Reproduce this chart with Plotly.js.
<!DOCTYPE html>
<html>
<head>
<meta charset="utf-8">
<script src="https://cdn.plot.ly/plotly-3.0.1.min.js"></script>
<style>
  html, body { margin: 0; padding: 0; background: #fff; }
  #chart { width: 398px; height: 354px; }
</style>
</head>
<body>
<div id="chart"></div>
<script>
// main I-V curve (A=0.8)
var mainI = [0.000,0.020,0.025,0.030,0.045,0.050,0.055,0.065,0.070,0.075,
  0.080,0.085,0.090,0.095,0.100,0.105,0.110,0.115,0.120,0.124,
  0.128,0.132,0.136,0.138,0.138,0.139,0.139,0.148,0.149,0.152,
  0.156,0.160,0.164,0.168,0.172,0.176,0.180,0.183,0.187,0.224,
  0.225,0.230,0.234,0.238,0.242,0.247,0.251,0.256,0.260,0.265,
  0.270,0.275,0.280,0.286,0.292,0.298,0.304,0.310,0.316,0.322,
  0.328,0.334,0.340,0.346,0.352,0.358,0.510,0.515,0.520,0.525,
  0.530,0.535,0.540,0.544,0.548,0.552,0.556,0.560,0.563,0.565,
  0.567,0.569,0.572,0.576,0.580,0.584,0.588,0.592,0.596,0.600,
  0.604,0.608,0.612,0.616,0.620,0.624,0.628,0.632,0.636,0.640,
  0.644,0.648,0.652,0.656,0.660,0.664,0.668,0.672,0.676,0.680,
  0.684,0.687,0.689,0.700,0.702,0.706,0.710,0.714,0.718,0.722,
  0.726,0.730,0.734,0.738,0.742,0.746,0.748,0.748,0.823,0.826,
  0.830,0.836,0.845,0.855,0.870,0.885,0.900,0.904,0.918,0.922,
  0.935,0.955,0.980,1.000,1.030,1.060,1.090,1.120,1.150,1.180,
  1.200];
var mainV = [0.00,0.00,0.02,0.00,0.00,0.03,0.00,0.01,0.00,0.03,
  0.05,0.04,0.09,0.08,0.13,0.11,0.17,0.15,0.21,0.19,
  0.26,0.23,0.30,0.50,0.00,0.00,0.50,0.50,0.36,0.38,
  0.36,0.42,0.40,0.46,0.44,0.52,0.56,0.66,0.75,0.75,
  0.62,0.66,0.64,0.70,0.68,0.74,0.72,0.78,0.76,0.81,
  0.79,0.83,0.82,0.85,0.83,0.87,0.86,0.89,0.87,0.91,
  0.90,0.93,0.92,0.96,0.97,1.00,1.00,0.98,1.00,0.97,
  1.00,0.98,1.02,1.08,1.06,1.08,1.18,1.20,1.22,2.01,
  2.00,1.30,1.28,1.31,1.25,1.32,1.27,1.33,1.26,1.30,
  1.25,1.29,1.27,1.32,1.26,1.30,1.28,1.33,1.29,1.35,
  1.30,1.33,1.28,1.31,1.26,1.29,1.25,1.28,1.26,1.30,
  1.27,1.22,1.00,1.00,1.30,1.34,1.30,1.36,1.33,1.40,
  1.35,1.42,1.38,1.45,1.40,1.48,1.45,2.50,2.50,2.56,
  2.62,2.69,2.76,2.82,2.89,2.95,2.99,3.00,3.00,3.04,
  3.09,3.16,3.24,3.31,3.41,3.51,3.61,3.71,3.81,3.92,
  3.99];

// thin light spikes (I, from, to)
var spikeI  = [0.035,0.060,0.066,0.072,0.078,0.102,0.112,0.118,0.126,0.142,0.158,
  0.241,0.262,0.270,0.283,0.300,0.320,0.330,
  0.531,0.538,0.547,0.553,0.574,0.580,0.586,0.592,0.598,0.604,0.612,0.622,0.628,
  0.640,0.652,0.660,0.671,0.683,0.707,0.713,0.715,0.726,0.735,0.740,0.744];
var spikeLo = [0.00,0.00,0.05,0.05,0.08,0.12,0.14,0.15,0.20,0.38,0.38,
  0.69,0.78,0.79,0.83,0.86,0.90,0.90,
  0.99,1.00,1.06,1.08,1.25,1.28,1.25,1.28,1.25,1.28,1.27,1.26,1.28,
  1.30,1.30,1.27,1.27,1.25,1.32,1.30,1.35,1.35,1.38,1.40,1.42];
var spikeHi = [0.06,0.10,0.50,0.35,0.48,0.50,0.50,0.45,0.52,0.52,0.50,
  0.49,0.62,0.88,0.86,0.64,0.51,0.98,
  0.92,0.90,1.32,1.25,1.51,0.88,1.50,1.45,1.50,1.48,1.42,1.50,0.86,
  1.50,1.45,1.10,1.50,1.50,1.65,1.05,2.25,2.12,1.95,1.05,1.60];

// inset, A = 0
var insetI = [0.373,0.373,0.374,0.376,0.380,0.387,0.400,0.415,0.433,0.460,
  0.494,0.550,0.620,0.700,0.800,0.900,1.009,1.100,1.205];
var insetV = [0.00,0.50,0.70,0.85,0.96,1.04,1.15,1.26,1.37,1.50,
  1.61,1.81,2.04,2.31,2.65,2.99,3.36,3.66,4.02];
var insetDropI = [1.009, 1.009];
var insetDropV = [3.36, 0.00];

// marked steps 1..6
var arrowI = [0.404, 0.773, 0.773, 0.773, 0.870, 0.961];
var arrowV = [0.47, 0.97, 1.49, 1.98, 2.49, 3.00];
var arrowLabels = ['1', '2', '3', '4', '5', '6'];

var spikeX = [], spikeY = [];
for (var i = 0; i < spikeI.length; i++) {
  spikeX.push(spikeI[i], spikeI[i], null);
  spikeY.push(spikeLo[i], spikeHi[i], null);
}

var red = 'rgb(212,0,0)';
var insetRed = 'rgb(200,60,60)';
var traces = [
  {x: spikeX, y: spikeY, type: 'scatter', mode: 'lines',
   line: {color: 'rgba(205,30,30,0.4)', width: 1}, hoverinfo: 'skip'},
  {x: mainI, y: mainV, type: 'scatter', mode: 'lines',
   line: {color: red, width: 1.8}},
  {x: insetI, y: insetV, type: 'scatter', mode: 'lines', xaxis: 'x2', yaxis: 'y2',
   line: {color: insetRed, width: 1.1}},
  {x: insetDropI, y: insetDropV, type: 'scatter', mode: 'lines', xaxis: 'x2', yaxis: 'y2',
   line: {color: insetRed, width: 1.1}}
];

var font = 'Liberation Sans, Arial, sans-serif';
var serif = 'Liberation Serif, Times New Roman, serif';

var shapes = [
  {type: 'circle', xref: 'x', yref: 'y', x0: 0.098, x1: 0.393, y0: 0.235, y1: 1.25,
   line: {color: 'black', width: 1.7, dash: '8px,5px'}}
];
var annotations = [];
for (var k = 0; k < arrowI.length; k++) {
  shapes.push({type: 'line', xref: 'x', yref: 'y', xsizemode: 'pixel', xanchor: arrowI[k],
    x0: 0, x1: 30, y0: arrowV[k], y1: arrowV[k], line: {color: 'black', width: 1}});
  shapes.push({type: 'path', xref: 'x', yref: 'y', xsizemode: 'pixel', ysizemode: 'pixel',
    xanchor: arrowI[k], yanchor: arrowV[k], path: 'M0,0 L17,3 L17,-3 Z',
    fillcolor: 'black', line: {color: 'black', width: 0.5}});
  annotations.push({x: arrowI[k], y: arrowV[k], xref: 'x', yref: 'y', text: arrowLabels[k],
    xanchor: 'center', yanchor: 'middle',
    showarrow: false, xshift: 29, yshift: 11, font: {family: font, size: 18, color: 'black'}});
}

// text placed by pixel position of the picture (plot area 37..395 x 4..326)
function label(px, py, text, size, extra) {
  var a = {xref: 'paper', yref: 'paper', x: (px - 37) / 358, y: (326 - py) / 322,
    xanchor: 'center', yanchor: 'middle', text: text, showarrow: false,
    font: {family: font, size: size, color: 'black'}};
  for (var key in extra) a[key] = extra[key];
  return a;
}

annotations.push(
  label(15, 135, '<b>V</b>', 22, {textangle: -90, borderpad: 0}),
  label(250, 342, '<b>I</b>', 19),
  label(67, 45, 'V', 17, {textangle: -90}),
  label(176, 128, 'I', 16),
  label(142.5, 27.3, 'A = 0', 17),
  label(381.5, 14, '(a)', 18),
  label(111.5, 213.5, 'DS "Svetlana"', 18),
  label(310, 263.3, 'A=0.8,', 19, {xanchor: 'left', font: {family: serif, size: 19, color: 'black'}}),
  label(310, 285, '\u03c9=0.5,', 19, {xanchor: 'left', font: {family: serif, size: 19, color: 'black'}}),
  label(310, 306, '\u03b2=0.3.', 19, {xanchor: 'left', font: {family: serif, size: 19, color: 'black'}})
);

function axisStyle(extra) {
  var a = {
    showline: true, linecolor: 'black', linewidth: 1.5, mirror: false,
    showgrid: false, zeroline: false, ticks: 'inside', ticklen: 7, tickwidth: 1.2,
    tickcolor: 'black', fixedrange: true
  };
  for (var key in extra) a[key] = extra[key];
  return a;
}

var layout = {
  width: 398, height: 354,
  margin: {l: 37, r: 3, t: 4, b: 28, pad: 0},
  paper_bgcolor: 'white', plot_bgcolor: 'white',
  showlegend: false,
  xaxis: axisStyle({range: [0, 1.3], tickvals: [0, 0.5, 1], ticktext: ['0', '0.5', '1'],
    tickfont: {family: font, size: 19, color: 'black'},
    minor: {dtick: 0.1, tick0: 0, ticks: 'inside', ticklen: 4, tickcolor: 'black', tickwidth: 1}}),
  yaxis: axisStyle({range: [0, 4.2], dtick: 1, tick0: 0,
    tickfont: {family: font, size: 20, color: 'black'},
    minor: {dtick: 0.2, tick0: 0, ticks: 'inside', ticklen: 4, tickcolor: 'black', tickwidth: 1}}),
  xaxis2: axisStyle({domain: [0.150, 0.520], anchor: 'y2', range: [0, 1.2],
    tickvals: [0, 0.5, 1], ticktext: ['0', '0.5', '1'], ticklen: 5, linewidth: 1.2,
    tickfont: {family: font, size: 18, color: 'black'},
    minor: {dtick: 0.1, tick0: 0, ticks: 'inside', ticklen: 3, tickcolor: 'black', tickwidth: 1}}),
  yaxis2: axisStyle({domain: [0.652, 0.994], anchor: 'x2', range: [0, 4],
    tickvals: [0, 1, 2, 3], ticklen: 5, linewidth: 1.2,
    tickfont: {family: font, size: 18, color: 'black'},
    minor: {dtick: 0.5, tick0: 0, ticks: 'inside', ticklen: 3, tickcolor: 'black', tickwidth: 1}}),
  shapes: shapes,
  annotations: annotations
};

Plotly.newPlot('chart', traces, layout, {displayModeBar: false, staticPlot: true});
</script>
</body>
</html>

WORK INSTRUCTIONS: Wherever a line in the data above holds "chart", copy that line.

TASK RESULT:
Reproduce this chart with Plotly.js.
  #chart { width: 398px; height: 354px; }
<div id="chart"></div>
Plotly.newPlot('chart', traces, layout, {displayModeBar: false, staticPlot: true});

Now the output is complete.